I would like to expand the hunting laws to allow rifles that are more common calibers for rifle hunting: .44 Mag, 30-30, .223, .243, 300 AAC BLK, 300 Whisper, 7mm-08, .308, 7.62x39, 7.62x54r, and 30-06. If you agree with what I request, please sign my petition. This petition will then be directed to Governor: Mike Pence, DNR Director: Cameron F. Clark, and Legislative Director: Chris Smith so we can make this change for the next hunting season 2013-2014.
In to comparison Indiana's Max Case length is 1.8 inches:
*.308 is 2.015" or 0.215" above current max
*7.62x54r is 2.115" or 0.315" above current max
*.30-06 is 2.494" or 0.694" above current max
These are the rules that the state of Indiana allows:
*Rifles with cartridges that fire a bullet of .357-inch diameter or larger;
*have a minimum case length of 1.16 inches
*and have a maximum case length of 1.8 inches are legal to use only during the deer firearms and special antler less seasons.
Some cartridges legal for deer hunting include the .357 Magnum, .38-.40 Winchester, .41 Magnum, .41 Special, .44 Magnum, .44 Special, .44-.40 Winchester, .45 Colt, .454 Casull, .458 SOCOM, .475 Linebaugh, .480 Ruger, .50 Action Express, .500 S&W, .460 Smith & Wesson, .450 Bushmaster, and .50 Beowulf.

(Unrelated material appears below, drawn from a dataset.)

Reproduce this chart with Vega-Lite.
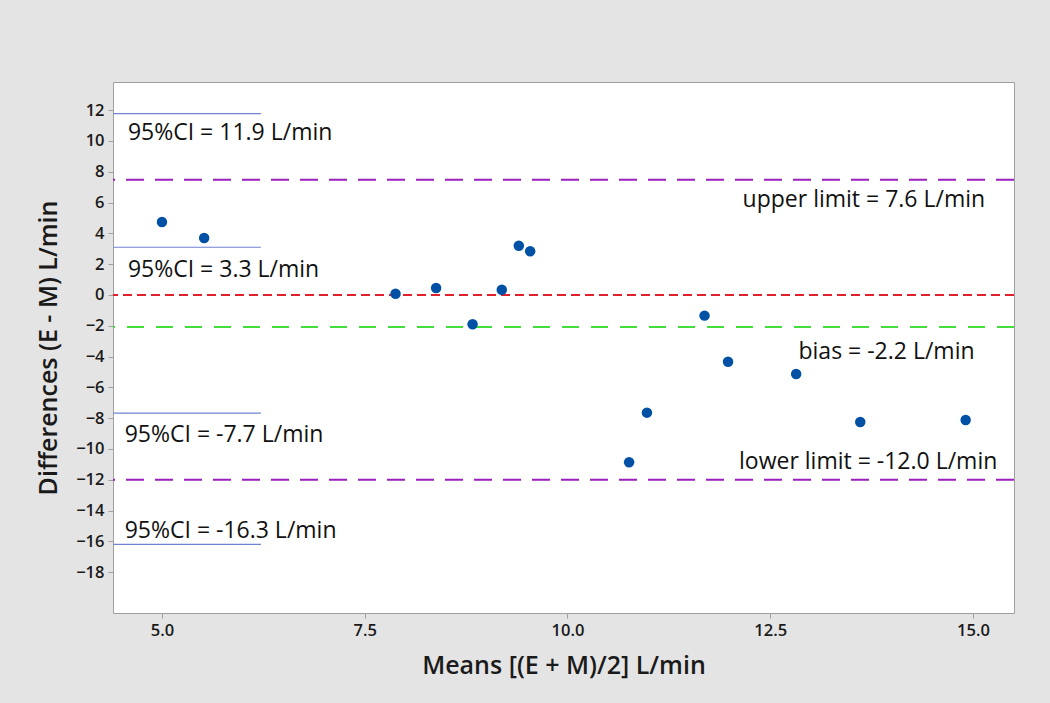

Never claimed to be a speller, but you seem to be a grammer nazi. If surveys and photo evidence and studies be "fraught with bias" then just how is hearsay not so. Has your opinion been peer reviewed? You certainly are starting to fit right in with the "Hoosiers are stupid faction" with the arrogant assumption that a couple of mispelled words and Southern grammer are signs of stupidity. You are starting to fit the definition of a$$hat. And BTW, if my assertion about smoothbore singleshots is ridiculous on it's face, then what does that make the anti-rifle arrument? It's the same thing, just reversed.